# start of WORKING DATA

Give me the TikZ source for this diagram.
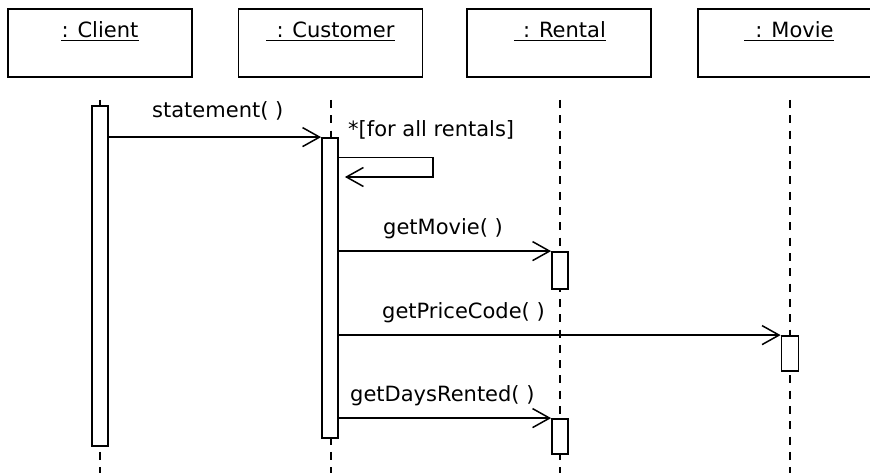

# end of WORKING DATA
# start of WORKING DATA

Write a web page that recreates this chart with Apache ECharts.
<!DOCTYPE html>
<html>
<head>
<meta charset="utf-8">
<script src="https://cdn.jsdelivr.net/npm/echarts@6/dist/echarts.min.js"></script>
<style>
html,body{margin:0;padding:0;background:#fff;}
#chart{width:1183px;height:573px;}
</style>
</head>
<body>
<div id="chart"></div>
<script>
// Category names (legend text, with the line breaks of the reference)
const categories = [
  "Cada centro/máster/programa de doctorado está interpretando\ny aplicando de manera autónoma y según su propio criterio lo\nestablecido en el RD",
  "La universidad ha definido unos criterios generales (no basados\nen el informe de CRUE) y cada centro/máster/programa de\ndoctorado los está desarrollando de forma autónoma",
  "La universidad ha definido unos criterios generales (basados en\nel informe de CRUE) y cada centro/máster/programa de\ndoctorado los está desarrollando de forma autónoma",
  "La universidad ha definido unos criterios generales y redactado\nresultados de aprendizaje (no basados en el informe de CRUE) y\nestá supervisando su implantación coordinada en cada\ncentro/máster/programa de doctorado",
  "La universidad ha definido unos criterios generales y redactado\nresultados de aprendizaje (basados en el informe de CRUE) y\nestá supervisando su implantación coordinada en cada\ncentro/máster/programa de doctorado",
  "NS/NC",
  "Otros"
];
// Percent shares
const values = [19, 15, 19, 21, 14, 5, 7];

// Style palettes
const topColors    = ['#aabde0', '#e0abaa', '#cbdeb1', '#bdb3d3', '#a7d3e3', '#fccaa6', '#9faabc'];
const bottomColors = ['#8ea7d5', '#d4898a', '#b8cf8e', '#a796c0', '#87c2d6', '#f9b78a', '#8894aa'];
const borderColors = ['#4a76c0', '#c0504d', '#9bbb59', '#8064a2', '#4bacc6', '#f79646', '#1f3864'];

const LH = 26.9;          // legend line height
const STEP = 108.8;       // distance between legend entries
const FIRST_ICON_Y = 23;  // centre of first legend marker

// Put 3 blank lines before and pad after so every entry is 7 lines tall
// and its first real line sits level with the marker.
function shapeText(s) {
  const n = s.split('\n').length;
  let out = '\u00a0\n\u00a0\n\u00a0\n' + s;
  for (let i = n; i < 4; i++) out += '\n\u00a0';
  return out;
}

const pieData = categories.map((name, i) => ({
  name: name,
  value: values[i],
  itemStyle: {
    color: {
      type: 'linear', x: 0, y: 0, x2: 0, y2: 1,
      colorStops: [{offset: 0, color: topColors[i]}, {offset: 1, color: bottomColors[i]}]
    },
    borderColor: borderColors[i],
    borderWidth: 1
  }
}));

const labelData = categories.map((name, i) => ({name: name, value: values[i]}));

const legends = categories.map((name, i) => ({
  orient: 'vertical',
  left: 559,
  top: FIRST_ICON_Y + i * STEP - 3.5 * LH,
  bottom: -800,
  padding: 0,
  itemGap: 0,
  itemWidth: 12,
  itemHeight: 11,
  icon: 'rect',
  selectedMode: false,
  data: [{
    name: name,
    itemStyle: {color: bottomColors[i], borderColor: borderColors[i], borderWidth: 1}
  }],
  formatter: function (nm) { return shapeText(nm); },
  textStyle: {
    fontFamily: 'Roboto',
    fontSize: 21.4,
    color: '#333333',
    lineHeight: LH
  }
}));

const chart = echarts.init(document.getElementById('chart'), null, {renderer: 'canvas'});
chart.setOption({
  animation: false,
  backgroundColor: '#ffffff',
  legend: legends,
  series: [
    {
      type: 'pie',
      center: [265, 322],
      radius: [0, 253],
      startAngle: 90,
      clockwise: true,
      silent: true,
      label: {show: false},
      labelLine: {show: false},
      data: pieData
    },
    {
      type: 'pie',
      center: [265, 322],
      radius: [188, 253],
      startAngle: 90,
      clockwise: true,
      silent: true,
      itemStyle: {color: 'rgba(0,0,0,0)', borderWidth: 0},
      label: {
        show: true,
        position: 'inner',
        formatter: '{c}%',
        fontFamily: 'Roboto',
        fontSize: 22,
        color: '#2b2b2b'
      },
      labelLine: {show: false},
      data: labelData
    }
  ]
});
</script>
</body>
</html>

# end of WORKING DATA

EXERCISE AIM. Read through the entries and copy every line that includes "with".

CORRECT RESULT.
Write a web page that recreates this chart with Apache ECharts.
// Category names (legend text, with the line breaks of the reference)
// and its first real line sits level with the marker.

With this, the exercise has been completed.